President Trump's niece says he once had a "spark of kindness" — but his father destroyed it
President Trump had a "spark of kindness" earlier in his life — but it was extinguished by a domineering father who made him ashamed of showing emotion, his niece said. Mary Trump is opening up about the family she calls "dysfunctional" and "dangerous" in her new memoir, "Too Much and Never Enough: How My Family Created the World's Most Dangerous Man."
Mary Trump is the daughter of Fred Jr., the president's older brother who died in 1981 from a heart attack resulting from alcoholism. He was 42. She's also a trained psychologist and the president's only niece.
She told ABC News in an interview that aired Wednesday that her grandfather, Fred Trump, was a "sociopath" who damaged Donald and the rest of the family.
"He had no empathy," she said of her grandfather, who headed the family real estate firm and died in 1999. "He was incredibly driven in a way that turned other people — including his children, his wife — into pawns to be used for his own ends."
She said he "severely restricted the range of human emotion that was accessible" to his son, her uncle Donald.
"Certain feelings were not allowed," she said, adding some examples: "Sadness. The impulse to be kind, the impulse to be generous. Those things that my grandfather found to be superfluous, unmanly."
Mary Trump says this suppression led to Donald's cold treatment of Fred Jr., who struggled with alcoholism. She claims that when her father was dying in a hospital, Donald went to the movies rather than spend time with him.
She said Donald may have believed it would have "looked bad" to his father to be there for Fred Jr. in the hospital, or that it would have been "too burdensome" for him to sit and wait for a phone call with updates. Fred. Jr. ultimately died without any family members around him, she said.
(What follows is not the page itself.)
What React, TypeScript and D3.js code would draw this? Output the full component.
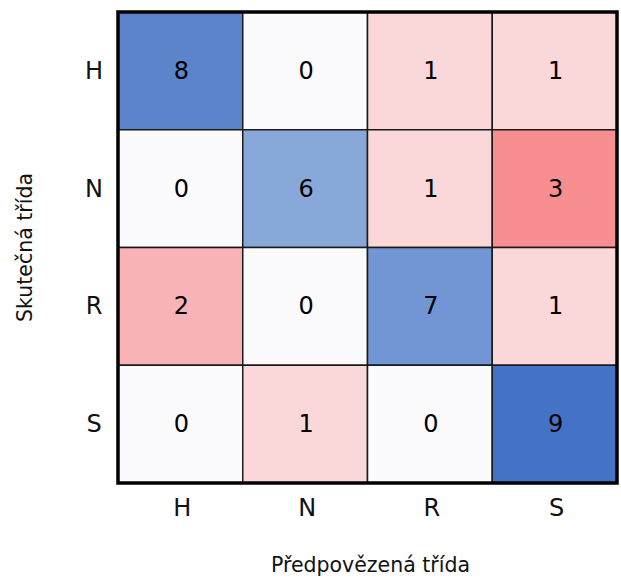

The president, in a rare admission of regret, told the Washington Post in 2019 that he felt bad about how he and his father had pressured Fred Jr. to run the family business when it "was just something he was never going to want."
"I think the mistake that we made was we assumed that everybody would like it. That would be the biggest mistake," Mr. Trump said.
White House Press Secretary Kayleigh McEnany last week dismissed Mary Trump's memoir as "a book of falsehoods." The book was released Tuesday by Simon & Schuster, a ViacomCBS subsidiary.
Mary Trump said she wrote the book now to warn the country about the dangers she sees in her uncle as he runs for a second term in the White House. She said she sees parallels between the chaos of her family and the chaos seen across the nation under his leadership.
"I saw firsthand what focusing on the wrong things, elevating the wrong people can do — the collateral damage that can be created by allowing somebody to live their lives without accountability," she told ABC News anchor George Stephanopoulos. "And it is striking to see that continuing now on a much grander scale."
Asked what she would tell him if she saw him in the Oval Office today, she replied, "Resign."